![]() |
May 10 marks the start of John Dillinger’s notorious crime spree in 1933. |
After serving eight and a half years in prison, John Dillinger was paroled. He embarked on a string of bank robberies and violent exploits across the Midwest, quickly becoming one of America’s most notorious outlaws.
John Dillinger was behind bars in the Lake County jail in Crown Point, Indiana in early 1934. His jailers boasted that their facility was escape-proof. Dillinger whiled away his time carving a piece of wood used as a shelf in his cell.

He turned it into a replica of a small handgun, painting it with shoe polish. He bluffed his captors and managed to escape.

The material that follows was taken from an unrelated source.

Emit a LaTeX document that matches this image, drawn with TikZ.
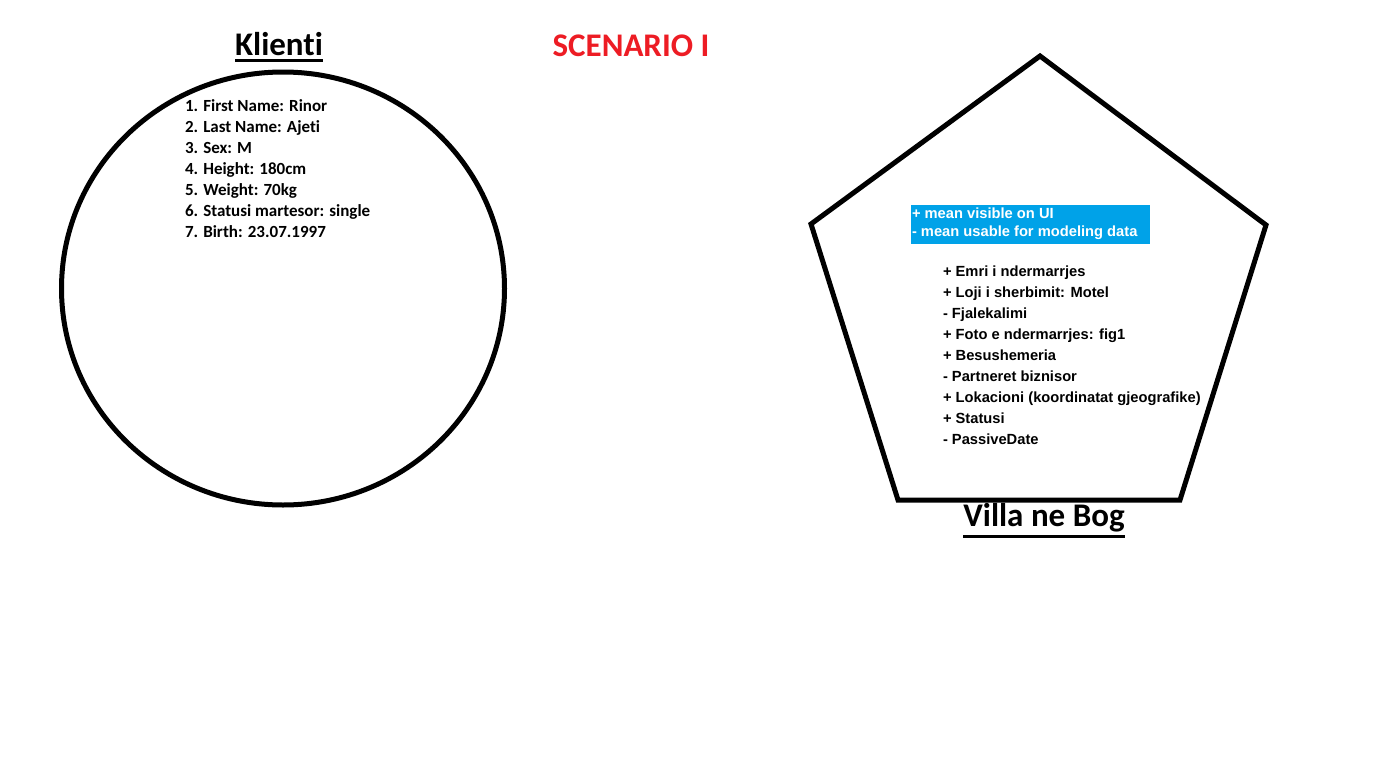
\documentclass[tikz,border=0pt]{standalone}
\usepackage{fontspec}
\setmainfont{Carlito}[Ligatures=NoCommon]
\newfontfamily\arialfont{Liberation Sans}
\definecolor{scenred}{RGB}{237,28,36}
\definecolor{paintblue}{RGB}{0,162,232}

\begin{document}
\begin{tikzpicture}[
x = 1pt, y = -1pt,
every node/.style = {inner sep=0pt, outer sep=0pt},
titull/.style = {anchor=base, font=\fontsize{33}{38}\selectfont\bfseries},
vija/.style = {line width=3pt},
forma/.style = {line width=5pt},
lista/.style = {anchor=base west, align=left, font=\fontsize{17}{21}\selectfont\bfseries},
fusha/.style = {anchor=base west, align=left, font=\arialfont\fontsize{14.7}{21}\selectfont\bfseries}
]
\useasboundingbox (0,0) rectangle (1373,771);

\node[titull] (klienti) at (279,55) {Klienti};
\draw[vija] ([yshift=-5pt]klienti.base west) -- ([yshift=-5pt]klienti.base east);
\node[titull, text=scenred] (scenario) at (631,56) {SCENARIO I};

\draw[forma] (283,288.5) ellipse [x radius=221.5, y radius=216.5];
\node[lista] (klientdata) at (185,237) {1. First Name: Rinor\\
2. Last Name: Ajeti\\
3. Sex: M\\
4. Height: 180cm\\
5. Weight: 70kg\\
6. Statusi martesor: single\\
7. Birth: 23.07.1997};

\draw[forma] (1040,56) -- (1266,225) -- (1180,500) -- (898,500) -- (811,224) -- cycle;
\fill[paintblue] (911,205) rectangle (1150,244);
\node[fusha, text=white, font=\arialfont\fontsize{14.7}{18}\selectfont\bfseries] (legjenda) at (912,236) {+ mean visible on UI\\
- mean usable for modeling data};
\node[fusha] (villadata) at (943,444) {+ Emri i ndermarrjes\\
+ Loji i sherbimit: Motel\\
- Fjalekalimi\\
+ Foto e ndermarrjes: fig1\\
+ Besushemeria\\
- Partneret biznisor\\
+ Lokacioni (koordinatat gjeografike)\\
+ Statusi\\
- PassiveDate};

\node[titull] (villa) at (1044,526) {Villa ne Bog};
\draw[vija] ([yshift=-10pt]villa.base west) -- ([yshift=-10pt]villa.base east);
\end{tikzpicture}
\end{document}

Dillinger’s wooden prison escape pistol sold at auction for $19,120 in 2010.
Dillinger’s gang was responsible for 10 deaths, three jail breaks and more than 20 bank robberies. At 31 he became America’s Public Enemy No. 1.

Dillinger stole Sheriff Lillian Holley’s new Ford V8 and used it in a crime spree across the Midwest. He returned to Chicago in July 1934 and sought refuge in a brothel owned by Ana Cumpănaș. On July 22, 1934, cops closed in on the Biograph Theater. Dillinger drew a gun while attempting to flee and was shot down.

Rumors persist that the man killed that night was a double. Dillinger’s descendants claim that they doubt it’s really his body that’s buried.

There is no doubt Dillinger was the man killed outside Chicago’s Biograph Theater. The bullet that killed him entered the back of his neck and exited under his right eye.